According to Acts 15.22, at the council in Jerusalem the apostles and elders were all present. If the Sabbath day was important, surely it would have been taken up and decided on by the council.



Um, it did talk about the Sabbath, but I'll get to that in a moment.

If not commiting murder was important, surely it too would have been taken up and decided by the council. With all due respect, your position, though commendable that you are thinking through this, falls in on itself like leaky balloon. For if the Acts 15 judgement was a maximum list of behaviors for Gentiles to do, it is seriously lacking in the most basic of morals. Instead the decision is better understood in context, and for sake of space, I'll cut the chase: it was a decision to limit the obvious pagan behavior of Gentiles so that they COULD go to a synagogue. For Acts 15:21 gives the very reason for the giving of the judgement:

Acts 15:21
For Moses has been preached in every city from the earliest times and is read in the synagogues on every Sabbath.

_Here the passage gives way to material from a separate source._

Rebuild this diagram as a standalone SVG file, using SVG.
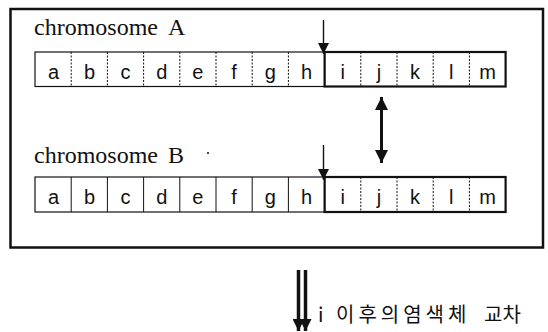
<svg xmlns="http://www.w3.org/2000/svg" width="548" height="332" viewBox="0 0 548 332">
<style>
.lbl{font-family:"Liberation Serif","Times New Roman",serif;font-size:24px;fill:#111}
.gene{font-family:"Liberation Sans",Arial,sans-serif;font-size:20px;fill:#111;text-anchor:middle}
.thin{fill:none;stroke:#111;stroke-width:1.2}
.thick{fill:none;stroke:#111;stroke-width:2.2}
.dot{stroke:#111;stroke-width:1;stroke-dasharray:2 1.5}
.sol{stroke:#111;stroke-width:1}
.kor{font-family:"Noto Sans CJK KR","Noto Sans",sans-serif;font-size:20px;fill:#111}
</style>
<defs>
<marker id="ah" viewBox="0 0 10 10" refX="10" refY="5" markerWidth="13" markerHeight="11" markerUnits="userSpaceOnUse" orient="auto"><path d="M0,0 L10,5 L0,10 z" fill="#111"/></marker>
<marker id="ahb" viewBox="0 0 10 10" refX="10" refY="5" markerWidth="16" markerHeight="13" markerUnits="userSpaceOnUse" orient="auto-start-reverse"><path d="M0,0 L10,5 L0,10 z" fill="#111"/></marker>
<marker id="ahd" viewBox="0 0 10 10" refX="10" refY="5" markerWidth="17" markerHeight="12" markerUnits="userSpaceOnUse" orient="auto"><path d="M0,0 L10,5 L0,10 z" fill="#111"/></marker>
</defs>
<rect width="548" height="332" fill="#fff"/>
<g id="frame">
<rect x="10.5" y="9" width="532.5" height="238.5" fill="none" stroke="#111" stroke-width="2.5"/>
</g>
<g id="chromosomeA">
<text class="lbl" x="34" y="35">chromosome</text>
<text class="lbl" x="168" y="35">A</text>
<rect class="thin" x="35" y="52" width="289.6" height="34.5"/>
<line class="dot" x1="71.2" y1="52" x2="71.2" y2="86.5"/>
<line class="dot" x1="107.4" y1="52" x2="107.4" y2="86.5"/>
<line class="dot" x1="143.6" y1="52" x2="143.6" y2="86.5"/>
<line class="dot" x1="179.8" y1="52" x2="179.8" y2="86.5"/>
<line class="dot" x1="216" y1="52" x2="216" y2="86.5"/>
<line class="dot" x1="252.2" y1="52" x2="252.2" y2="86.5"/>
<line class="dot" x1="288.4" y1="52" x2="288.4" y2="86.5"/>
<line class="dot" x1="360.8" y1="52" x2="360.8" y2="86.5"/>
<line class="dot" x1="397" y1="52" x2="397" y2="86.5"/>
<line class="dot" x1="433.2" y1="52" x2="433.2" y2="86.5"/>
<line class="dot" x1="469.4" y1="52" x2="469.4" y2="86.5"/>
<rect class="thick" x="324.6" y="52" width="181" height="34.5"/>
<text class="gene" x="53.5" y="79">a</text>
<text class="gene" x="89.5" y="79">b</text>
<text class="gene" x="125.5" y="79">c</text>
<text class="gene" x="161.7" y="79">d</text>
<text class="gene" x="197.9" y="79">e</text>
<text class="gene" x="234.1" y="79">f</text>
<text class="gene" x="270.3" y="79">g</text>
<text class="gene" x="306.5" y="79">h</text>
<text class="gene" x="342.7" y="79">i</text>
<text class="gene" x="378.9" y="79">j</text>
<text class="gene" x="415.1" y="79">k</text>
<text class="gene" x="451.3" y="79">l</text>
<text class="gene" x="487.5" y="79">m</text>
</g>
<g id="chromosomeB">
<text class="lbl" x="34" y="163">chromosome</text>
<text class="lbl" x="168" y="163">B</text>
<circle cx="208" cy="153" r="1" fill="#111"/>
<rect class="thin" x="35" y="177" width="289.6" height="35"/>
<line class="sol" x1="71.2" y1="177" x2="71.2" y2="212"/>
<line class="sol" x1="107.4" y1="177" x2="107.4" y2="212"/>
<line class="sol" x1="143.6" y1="177" x2="143.6" y2="212"/>
<line class="sol" x1="179.8" y1="177" x2="179.8" y2="212"/>
<line class="sol" x1="216" y1="177" x2="216" y2="212"/>
<line class="sol" x1="252.2" y1="177" x2="252.2" y2="212"/>
<line class="sol" x1="288.4" y1="177" x2="288.4" y2="212"/>
<line class="dot" x1="360.8" y1="177" x2="360.8" y2="212"/>
<line class="dot" x1="397" y1="177" x2="397" y2="212"/>
<line class="dot" x1="433.2" y1="177" x2="433.2" y2="212"/>
<line class="dot" x1="469.4" y1="177" x2="469.4" y2="212"/>
<rect class="thick" x="324.6" y="177" width="181" height="35"/>
<text class="gene" x="53.5" y="204">a</text>
<text class="gene" x="89.5" y="204">b</text>
<text class="gene" x="125.5" y="204">c</text>
<text class="gene" x="161.7" y="204">d</text>
<text class="gene" x="197.9" y="204">e</text>
<text class="gene" x="234.1" y="204">f</text>
<text class="gene" x="270.3" y="204">g</text>
<text class="gene" x="306.5" y="204">h</text>
<text class="gene" x="342.7" y="204">i</text>
<text class="gene" x="378.9" y="204">j</text>
<text class="gene" x="415.1" y="204">k</text>
<text class="gene" x="451.3" y="204">l</text>
<text class="gene" x="487.5" y="204">m</text>
</g>
<g id="connectors">
<line x1="323.5" y1="20" x2="323.5" y2="54" stroke="#111" stroke-width="1.4" marker-end="url(#ah)"/>
<line x1="323.5" y1="145" x2="323.5" y2="180" stroke="#111" stroke-width="1.4" marker-end="url(#ah)"/>
<line x1="381.5" y1="97" x2="381.5" y2="163" stroke="#111" stroke-width="3" marker-start="url(#ahb)" marker-end="url(#ahb)"/>
<line x1="298.5" y1="270" x2="298.5" y2="331" stroke="#111" stroke-width="3.5" marker-end="url(#ahd)"/>
<line x1="305.5" y1="270" x2="305.5" y2="331" stroke="#111" stroke-width="3.5" marker-end="url(#ahd)"/>
</g>
<g id="caption">
<text class="kor" y="322"><tspan x="318">i</tspan> <tspan x="336" letter-spacing="4">이후의염색체</tspan> <tspan x="484">교차</tspan></text>
</g>
</svg>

Obviously the Jerusalem Council expected the Gentiles to be in the synagogues on the Sabbath. Where else where they to go? The 1st Baptist Church on Main Street?

The prohibitions given to them, then, if you even know 1st Century Judaism at all, was required for any Gentile to even be allowed in a synagogue. The rest of the Torah, the Council expected the Gentiles to eventually learn (including later Paul as he says to the Romans "I am speaking to men (Romans) who know the Torah" in Romans 7).

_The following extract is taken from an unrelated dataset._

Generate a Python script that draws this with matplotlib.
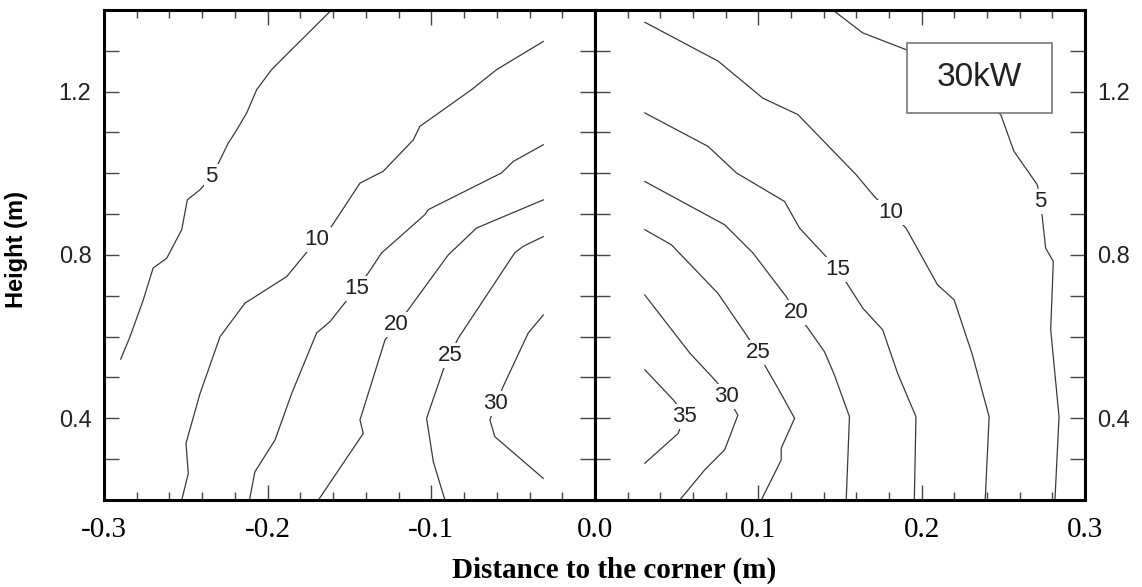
import matplotlib.pyplot as plt
from matplotlib.ticker import MultipleLocator, FixedLocator, FixedFormatter
from matplotlib.patches import Rectangle

# Contour lines, left half (x < 0), levels and traced points
left_levels = [5, 10, 15, 20, 25, 30]
L5_x = [-0.2898, -0.2841, -0.276, -0.270, -0.2617, -0.2525, -0.2491, -0.2413, -0.2342,
        -0.2291, -0.2241, -0.22, -0.2128, -0.2067, -0.1976, -0.1874, -0.161]
L5_y = [0.545, 0.60, 0.69, 0.768, 0.792, 0.862, 0.935, 0.960, 0.992,
        1.033, 1.074, 1.099, 1.148, 1.205, 1.254, 1.295, 1.40]
L10_x = [-0.2525, -0.2485, -0.2499, -0.2413, -0.2291, -0.2139, -0.1884, -0.1783, -0.1701,
         -0.161, -0.1436, -0.1294, -0.111, -0.107, -0.0754, -0.0601, -0.0316]
L10_y = [0.20, 0.265, 0.339, 0.461, 0.600, 0.682, 0.747, 0.796, 0.837,
         0.870, 0.976, 1.005, 1.082, 1.115, 1.205, 1.254, 1.323]
L15_x = [-0.2111, -0.2078, -0.1955, -0.1853, -0.1701, -0.1619, -0.1538, -0.1456,
         -0.1385, -0.1304, -0.1039, -0.1019, -0.0571, -0.05, -0.0316]
L15_y = [0.20, 0.269, 0.347, 0.461, 0.609, 0.637, 0.678, 0.719,
         0.756, 0.805, 0.899, 0.911, 1.001, 1.029, 1.07]
L20_x = [-0.169, -0.1416, -0.1436, -0.1283, -0.1212, -0.1141, -0.0897, -0.0724, -0.0316]
L20_y = [0.20, 0.363, 0.396, 0.592, 0.629, 0.666, 0.80, 0.866, 0.935]
L25_x = [-0.0917, -0.0988, -0.1029, -0.0927, -0.0886, -0.0836, -0.0491, -0.044, -0.0316]
L25_y = [0.20, 0.294, 0.40, 0.519, 0.555, 0.596, 0.805, 0.821, 0.845]
L30_x = [-0.0316, -0.0612, -0.0642, -0.0605, -0.0561, -0.0408, -0.0316]
L30_y = [0.253, 0.355, 0.396, 0.437, 0.478, 0.609, 0.653]
left_x = [L5_x, L10_x, L15_x, L20_x, L25_x, L30_x]
left_y = [L5_y, L10_y, L15_y, L20_y, L25_y, L30_y]
left_label_at = [8, 8, 7, 4, 4, 3]   # index of the point carrying the level label

# Contour lines, right half (x > 0)
right_levels = [5, 10, 15, 20, 25, 30, 35]
R5_x = [0.1456, 0.1639, 0.1904, 0.2484, 0.2565, 0.2708, 0.2729, 0.2739, 0.2759,
        0.2806, 0.279, 0.2841, 0.2816]
R5_y = [1.40, 1.344, 1.303, 1.144, 1.054, 0.972, 0.931, 0.89, 0.817,
        0.784, 0.617, 0.404, 0.20]
R10_x = [0.0305, 0.0753, 0.1028, 0.1242, 0.1598, 0.1711, 0.1812, 0.1904, 0.2097,
         0.2199, 0.2311, 0.2413, 0.2389]
R10_y = [1.37, 1.275, 1.184, 1.144, 0.997, 0.943, 0.903, 0.866, 0.727,
         0.69, 0.555, 0.404, 0.20]
R15_x = [0.0305, 0.0692, 0.0866, 0.1161, 0.1252, 0.1415, 0.1487, 0.1548, 0.1639,
         0.1761, 0.1853, 0.1965, 0.1955]
R15_y = [1.148, 1.066, 1.001, 0.931, 0.866, 0.796, 0.764, 0.727, 0.67,
         0.617, 0.51, 0.404, 0.20]
R20_x = [0.0305, 0.0794, 0.0967, 0.11, 0.1171, 0.1232, 0.1303, 0.1405, 0.1466, 0.1558, 0.1538]
R20_y = [0.98, 0.874, 0.805, 0.735, 0.698, 0.658, 0.621, 0.563, 0.506, 0.404, 0.20]
R25_x = [0.0305, 0.0468, 0.0753, 0.0927, 0.0998, 0.1049, 0.112, 0.1222, 0.114, 0.114, 0.1018]
R25_y = [0.862, 0.825, 0.706, 0.604, 0.561, 0.523, 0.474, 0.40, 0.327, 0.298, 0.20]
R30_x = [0.0305, 0.058, 0.0743, 0.0808, 0.0875, 0.0794, 0.0672, 0.0519]
R30_y = [0.702, 0.56, 0.49, 0.453, 0.408, 0.323, 0.274, 0.20]
R35_x = [0.0305, 0.0489, 0.0546, 0.0509, 0.0305]
R35_y = [0.519, 0.441, 0.404, 0.363, 0.29]
right_x = [R5_x, R10_x, R15_x, R20_x, R25_x, R30_x, R35_x]
right_y = [R5_y, R10_y, R15_y, R20_y, R25_y, R30_y, R35_y]
right_label_at = [6, 6, 6, 5, 4, 3, 2]

power_label = "30kW"

W, H = 1142, 587
fig = plt.figure(figsize=(W / 100, H / 100), dpi=100)
x0, xm, x1 = 104 / W, 595 / W, 1085 / W
y0, y1 = 1 - 500 / H, 1 - 10 / H
ax_l = fig.add_axes([x0, y0, xm - x0, y1 - y0])
ax_r = fig.add_axes([xm, y0, x1 - xm, y1 - y0])

line_col = "#3a3a3a"


def draw_contours(ax, xs, ys, levels, label_at):
    for x, y, lev, i in zip(xs, ys, levels, label_at):
        ax.plot(x, y, color=line_col, lw=0.9, zorder=2)
        # white box behind the number breaks the line
        ax.text(x[i], y[i], str(lev), fontsize=16, family="Liberation Sans",
                color="#222222", ha="center", va="center", zorder=3,
                bbox=dict(fc="white", ec="none", pad=1.5))


draw_contours(ax_l, left_x, left_y, left_levels, left_label_at)
draw_contours(ax_r, right_x, right_y, right_levels, right_label_at)

ax_l.set_xlim(-0.3, 0.0)
ax_r.set_xlim(0.0, 0.3)
for ax in (ax_l, ax_r):
    ax.set_ylim(0.2, 1.4)
    for s in ax.spines.values():
        s.set_linewidth(2.2)
    ax.xaxis.set_minor_locator(MultipleLocator(0.02))
    ax.yaxis.set_minor_locator(MultipleLocator(0.1))
    ax.tick_params(which="both", direction="in", top=True, bottom=True,
                   left=True, right=True, width=1.0, color="#444444")
    ax.tick_params(axis="x", which="major", length=11, pad=12, labelsize=21)
    ax.tick_params(axis="x", which="minor", length=5.5)
    ax.tick_params(axis="y", which="both", length=11, pad=9, labelsize=17)

ax_l.xaxis.set_major_locator(FixedLocator([-0.3, -0.2, -0.1, 0.0]))
ax_l.xaxis.set_major_formatter(FixedFormatter(["-0.3", "-0.2", "-0.1", "0.0"]))
ax_r.xaxis.set_major_locator(FixedLocator([0.0, 0.1, 0.2, 0.3]))
ax_r.xaxis.set_major_formatter(FixedFormatter(["", "0.1", "0.2", "0.3"]))
ax_l.yaxis.set_major_locator(FixedLocator([0.4, 0.8, 1.2]))
ax_r.yaxis.set_major_locator(FixedLocator([0.4, 0.8, 1.2]))
ax_l.tick_params(axis="y", labelleft=True, labelright=False)
ax_r.tick_params(axis="y", labelleft=False, labelright=True)
for ax in (ax_l, ax_r):
    for lab in ax.get_xticklabels():
        lab.set_family("Liberation Serif")
    for lab in ax.get_yticklabels():
        lab.set_family("Liberation Sans")
        lab.set_color("#222222")

ax_l.set_ylabel("Height (m)", fontsize=17, fontweight="bold", family="Liberation Sans")
ax_l.yaxis.set_label_coords(-0.155, 0.512)

fig.text(614 / W, 1 - 578 / H, "Distance to the corner (m)", fontsize=21,
         fontweight="bold", family="Liberation Serif", ha="center", va="baseline")

# power tag in the upper right corner
ax_r.add_patch(Rectangle((0.637, 0.790), 0.296, 0.143, transform=ax_r.transAxes,
                         fc="white", ec="#777777", lw=1.2, zorder=4))
ax_r.text(0.785, 0.8615, power_label, transform=ax_r.transAxes, fontsize=24,
          family="Liberation Sans", color="#222222", ha="center", va="center", zorder=5)

fig.savefig("out.png", dpi=100)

But this was not addressed. For the law and the prophets prophesied until John. Christ is now the sum of the law.


Christ always WAS the sum of the law. If he's the Word of God, forever, both before the foundation of the world onwards, then there is no "now" to this, as if to say he was somehow "not" before. God does not change. Nor does his Word.

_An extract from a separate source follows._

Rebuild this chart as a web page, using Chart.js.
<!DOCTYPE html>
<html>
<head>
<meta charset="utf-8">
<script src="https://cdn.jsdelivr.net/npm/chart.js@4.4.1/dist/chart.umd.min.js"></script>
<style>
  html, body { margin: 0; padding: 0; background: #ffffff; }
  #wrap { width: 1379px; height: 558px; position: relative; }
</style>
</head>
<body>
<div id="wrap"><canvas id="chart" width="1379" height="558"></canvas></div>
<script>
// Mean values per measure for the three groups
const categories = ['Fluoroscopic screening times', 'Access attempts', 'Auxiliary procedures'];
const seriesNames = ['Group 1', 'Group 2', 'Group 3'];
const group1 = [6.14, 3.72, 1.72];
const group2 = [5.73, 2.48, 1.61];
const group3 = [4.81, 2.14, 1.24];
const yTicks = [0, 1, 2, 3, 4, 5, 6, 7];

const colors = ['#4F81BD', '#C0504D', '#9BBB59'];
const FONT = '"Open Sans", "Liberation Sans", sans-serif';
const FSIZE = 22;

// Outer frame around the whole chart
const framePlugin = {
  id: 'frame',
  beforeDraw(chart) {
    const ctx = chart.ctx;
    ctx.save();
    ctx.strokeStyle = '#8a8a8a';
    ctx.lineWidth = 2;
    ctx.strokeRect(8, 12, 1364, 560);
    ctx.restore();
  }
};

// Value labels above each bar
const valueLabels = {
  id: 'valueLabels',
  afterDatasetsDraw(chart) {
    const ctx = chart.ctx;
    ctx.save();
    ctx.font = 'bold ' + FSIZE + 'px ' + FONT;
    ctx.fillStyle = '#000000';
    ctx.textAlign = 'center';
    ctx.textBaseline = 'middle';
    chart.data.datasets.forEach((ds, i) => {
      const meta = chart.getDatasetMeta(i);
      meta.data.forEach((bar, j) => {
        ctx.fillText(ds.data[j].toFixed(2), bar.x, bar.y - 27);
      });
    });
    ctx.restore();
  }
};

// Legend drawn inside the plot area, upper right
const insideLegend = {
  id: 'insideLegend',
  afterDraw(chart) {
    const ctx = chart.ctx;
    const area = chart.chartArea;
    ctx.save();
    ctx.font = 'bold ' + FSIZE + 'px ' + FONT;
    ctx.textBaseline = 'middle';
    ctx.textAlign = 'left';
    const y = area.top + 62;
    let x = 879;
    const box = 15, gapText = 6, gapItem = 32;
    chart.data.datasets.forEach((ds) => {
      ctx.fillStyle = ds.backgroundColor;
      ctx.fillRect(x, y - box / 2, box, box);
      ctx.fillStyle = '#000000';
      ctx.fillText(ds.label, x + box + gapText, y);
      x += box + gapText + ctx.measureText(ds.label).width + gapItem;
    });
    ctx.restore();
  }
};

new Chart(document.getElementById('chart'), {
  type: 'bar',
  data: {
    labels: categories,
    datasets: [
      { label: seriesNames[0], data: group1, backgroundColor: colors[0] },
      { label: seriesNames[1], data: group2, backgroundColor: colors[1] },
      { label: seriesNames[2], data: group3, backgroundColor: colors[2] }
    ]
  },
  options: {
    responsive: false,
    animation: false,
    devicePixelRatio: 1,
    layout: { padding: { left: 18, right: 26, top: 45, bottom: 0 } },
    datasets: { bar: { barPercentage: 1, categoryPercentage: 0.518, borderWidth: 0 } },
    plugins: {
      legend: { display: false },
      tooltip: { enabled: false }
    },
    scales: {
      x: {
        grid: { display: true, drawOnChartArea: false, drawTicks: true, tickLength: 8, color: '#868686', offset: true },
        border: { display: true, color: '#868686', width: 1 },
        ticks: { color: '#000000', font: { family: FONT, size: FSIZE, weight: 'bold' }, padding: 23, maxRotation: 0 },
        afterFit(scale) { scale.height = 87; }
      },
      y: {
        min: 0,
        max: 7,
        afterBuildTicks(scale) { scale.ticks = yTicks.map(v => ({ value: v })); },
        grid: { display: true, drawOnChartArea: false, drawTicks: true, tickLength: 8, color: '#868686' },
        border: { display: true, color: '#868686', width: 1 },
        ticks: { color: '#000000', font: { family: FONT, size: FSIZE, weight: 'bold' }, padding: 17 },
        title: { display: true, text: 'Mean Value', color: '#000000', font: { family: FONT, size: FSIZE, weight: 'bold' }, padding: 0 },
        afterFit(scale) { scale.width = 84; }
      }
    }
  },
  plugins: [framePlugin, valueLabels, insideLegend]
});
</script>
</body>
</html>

Hence in the New Testament there is no command that we need to keep the Sabbath day.
There is no command in the apostolic writings that one should keep from beastiality either. So what is your point? Paul said ALL scripture is useful for doctrine, teaching, correction, and training in right living. This includes the Torah, and the Torah says to keep the Sabbath, and to not have sex with animals.

In Colossians we are told that the Sabbath day has passed away. Paul also maintained—in Romans 14—that to keep or esteem a day or not is something optional.
In Col, Paul says no such thing. In Romans 14, the context is food, and thus the "days" in context can only be concerning weekly fast days, not over Sabbath with is an entirely out-of-topic category to bring into the very middle of a discussion over food and eating. And since weekly fast days are not commanded anywhere in the Torah, then they are completely optional.